The Netherlands and water

There is a good reason for the fact that the Beemster Polder is listed on the Unesco World Heritage Register. The draining of this lake in 1612 is a shining example of how the Dutch “created” large areas of their country in the north, west and south-west of the Netherlands. The Netherlands took shape by man battling the elements. It started with small-scale land reclamation and the building of dykes in the Middle Ages. The scale became increasing larger from the sixteenth century onwards with the draining of lakes and peat bogs, and, for the time being, work was wound up in the twentieth century with the laying down of the Flevo polders and the Maasvlakte.

In 1607 a group of Amsterdam merchants and town administrators decided to drain the Beemster which at the time was a large lake. It promised to be a financially lucrative project that moreover would contribute to providing food for the fast-growing town of Amsterdam. A high, strong dyke with a length of 38 kilometres was built around the lake; around that dyke, the ring canal was dug. After this, work began on pumping the lake dry, using no fewer than 43 windmills. An engineer, Jan Adriaenszoon Leeghwater, was responsible for the building and placement of the windmills. A series of mills had to be built, each slightly higher than the last, so that the water was gradually pumped into the ring canal.

In 1612, the lake was dry and the polder could be laid out. Roads were laid, channels and ditches were dug and farms were built. The design was well-ordered in a tight geometric pattern. The Beemster Polder’s fame is due to this parcellation and design.

Over the centuries, a great deal of tinkering was done to the system of water management in the Beemster. For a long time it was the windmills that had to ensure that the residents kept their feet dry and that the water levels were suitable for land cultivation. In the late nineteenth century, the windmills were replaced by steam-driven pumping stations and later still by diesel and electric-driven pumps. Today, the Beemster is divided into over fifty sections each with its own water level. Farmers need a low water level under their land, while village residents want a high level to prevent the posts under their houses from rotting on contact with air. The ideal water level for cattle farmers is somewhere in between, while nature conservationists have their own requirements.

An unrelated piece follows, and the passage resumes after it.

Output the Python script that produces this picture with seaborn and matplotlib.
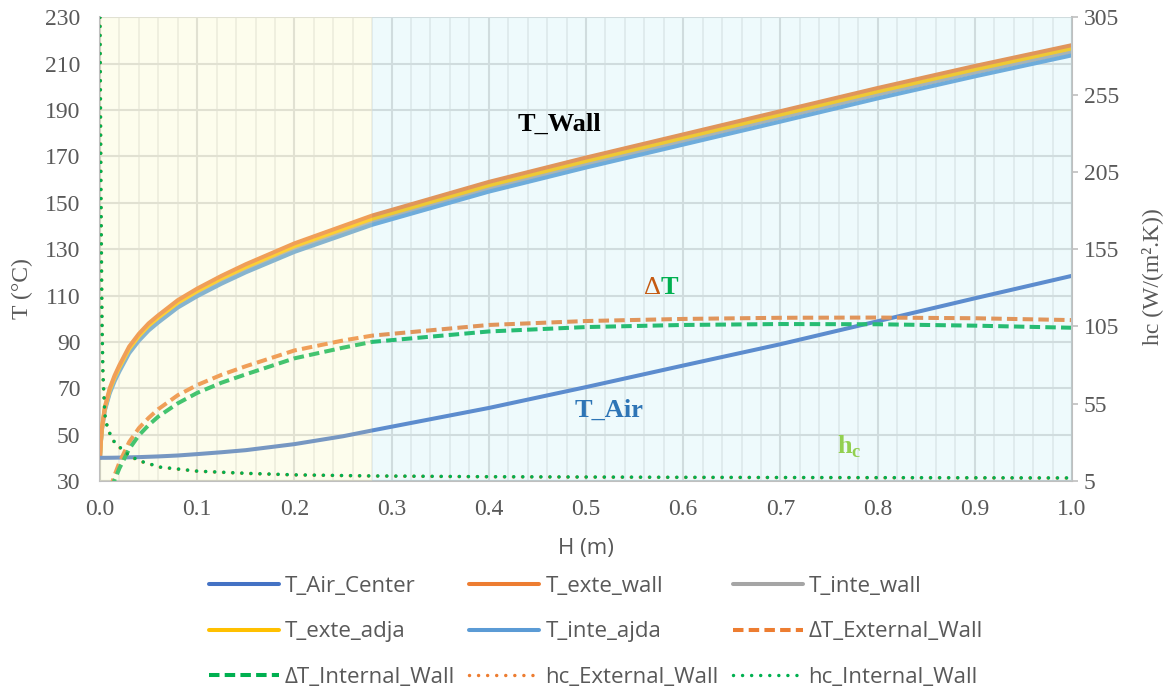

In the past, water was only pumped away to prevent flooding but today, in dry periods, water is also pumped into the Beemster. This is possible because the IJsselmeer, the former Zuiderzee, now contains freshwater of a quality suitable for agriculture.

The power of the wind and windmills once allowed the Beemster waters to be drained and land to be reclaimed. Today electricity and computers are used to manage the water levels.